UF/IFAS is working on solving farmers’ problems in Benin, Ecuador and Uganda. Why? So they never become your problems.


Take Mathews Paret, for example. He’s diagnosing watermelon diseases in Benin. What he learns there will be invaluable to preventing those diseases from taking hold here and managing them if they do.


Farmers didn’t need the pandemic to teach them how vulnerable we are to threats that emerge from faraway places. Pests and disease have long hitchhiked their way to your farms, forests and ranches through our public seaports, international airports, and more than 100 million annual visitors.


International work is how we take the fight to pests and diseases before they get here, to play defense by going on offense. For example, UF/IFAS entomologists went to Ecuador to teach a pest management course and while there were able to observe a pest known as the tomato leafminer in the field. The experience prompted our entomologists to conduct Florida early detection educational sessions for growers, Extension agents, Master Gardeners, community gardeners and others to identify and report this pest should it arrive here.


The UF/IFAS-led USAID Innovation Lab for Livestock Systems has joined a global effort to eradicate peste des petite ruminants, a viral disease of goats and sheep, before it reaches North America.


UF/IFAS research in Brazil has been important in familiarizing our faculty with citrus diseases such as citrus leprosis that we don’t currently have in Florida. Before his retirement, citrus agent Stephen Futch led several grower tours to Brazil to give them a firsthand look at potential threats and useful production practices.


We don’t have a monopoly on great ideas. We learn from other nations’ agricultural scientists the way UF/IFAS animal scientist Nicolas DiLorenzo did when he brought home from a conference in Ireland a way to capture and measure a cow’s methane emissions. He’s putting to use in Marianna what he learned abroad in his research on how to lower methane emissions through nutrition.


Increasing agricultural productivity is one of the most effective means of lifting people out of poverty. When we help another nation’s farmers, we’re contributing to the rise of a class that can afford to buy Florida-grown imports. Aid-to-trade success stories include South Korea, which for many years was a humanitarian aid recipient but is now one of the leading importers of Florida citrus.


International work raises our stature and visibility, giving us a recruiting edge in an international talent market. By attracting the world’s best faculty and students, we bring greater expertise to addressing your problems.

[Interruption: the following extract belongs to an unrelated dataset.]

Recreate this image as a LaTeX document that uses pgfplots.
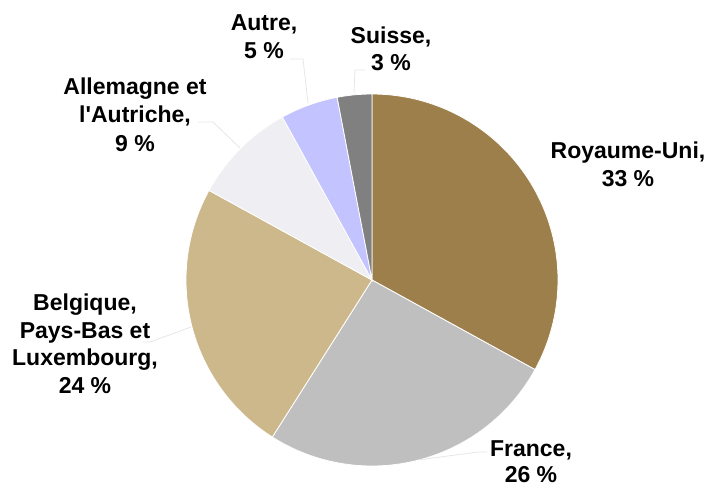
\documentclass[border=0pt]{standalone}
\usepackage{pgfplots}
\pgfplotsset{compat=1.18}
\usepackage{fontspec}
\setmainfont{Liberation Sans}
\definecolor{ukcol}{HTML}{9C7F4A}
\definecolor{frcol}{HTML}{BFBFBF}
\definecolor{becol}{HTML}{CDB88C}
\definecolor{decol}{HTML}{EFEFF3}
\definecolor{aucol}{HTML}{C3C3FF}
\definecolor{chcol}{HTML}{808080}
\definecolor{leader}{HTML}{E6E6E6}
\tikzset{lbl/.style={inner sep=0pt, anchor=base, font=\fontsize{23pt}{27.5pt}\selectfont\bfseries}}
% slice: start percent, end percent, colour
\newcommand{\pieslice}[3]{%
  \addplot[fill=#3, draw=white, line width=0.8pt, domain={3.6*#1}:{3.6*#2}, samples=90, variable=\t]
    ({372+186*sin(\t)}, {280-186*cos(\t)}) -- (axis cs:372,280) -- cycle;
}
\begin{document}
\begin{tikzpicture}
\useasboundingbox (0,0) rectangle (713pt,487pt);
\begin{axis}[
  scale only axis, width=713pt, height=487pt,
  xmin=0, xmax=713, ymin=0, ymax=487, y dir=reverse,
  hide axis, clip=false,
]
% shares (percent, cumulative): UK 33, France 26, BeNeLux 24, DE/AT 9, Autre 5, Suisse 3
\pieslice{0}{33}{ukcol}
\pieslice{33}{59}{frcol}
\pieslice{59}{83}{becol}
\pieslice{83}{92}{decol}
\pieslice{92}{97}{aucol}
\pieslice{97}{100}{chcol}
% leader lines
\addplot[draw=leader, line width=0.8pt] coordinates {(290,59) (303,59) (308,103)};
\addplot[draw=leader, line width=0.8pt] coordinates {(365,70) (355,70) (354,93)};
\addplot[draw=leader, line width=0.8pt] coordinates {(198,122) (213,122) (240,148)};
\addplot[draw=leader, line width=0.8pt] coordinates {(143,342) (150,342) (191,327)};
\addplot[draw=leader, line width=0.8pt] coordinates {(487,452) (478,452) (418,460)};
% labels
\node[lbl] at (axis cs:628,158) {Royaume-Uni,};
\node[lbl] at (axis cs:628,186) {33 \%};
\node[lbl] at (axis cs:531,456) {France,};
\node[lbl] at (axis cs:531,482) {26 \%};
\node[lbl] at (axis cs:85,310) {Belgique,};
\node[lbl] at (axis cs:85,338) {Pays-Bas et};
\node[lbl] at (axis cs:85,365.5) {Luxembourg,};
\node[lbl] at (axis cs:85,393) {24 \%};
\node[lbl] at (axis cs:135,95) {Allemagne et};
\node[lbl] at (axis cs:135,123) {l\textquotesingle Autriche,};
\node[lbl] at (axis cs:135,151) {9 \%};
\node[lbl] at (axis cs:264,31) {Autre,};
\node[lbl] at (axis cs:264,58.5) {5 \%};
\node[lbl] at (axis cs:391,44) {Suisse,};
\node[lbl] at (axis cs:391,71) {3 \%};
\end{axis}
\end{tikzpicture}
\end{document}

The most compelling case for our global reach is simply that it’s the right thing to do. Because we are among the world’s most productive farmers and most cutting-edge agricultural scientists, we help feed the world. We reduce human suffering and give more people the opportunity to develop their potential. We should not abdicate this moral responsibility to someone else.


Exporting our knowledge and your crops advances diplomacy, national security, cultural exchange and scientific progress.


It also advances worldwide prosperity, from Africa to Alachua County, from smallholders in Asia to 500-acre family farms in Florida. I believe in the international work of UF/IFAS—and plan to expand it.


International research, teaching and Extension makes us better scientists. That makes us better at serving you.


Scott Angle is the University of Florida’s Vice President for Agriculture and Natural Resources and leader of the UF Institute of Food and Agricultural Sciences (UF/IFAS).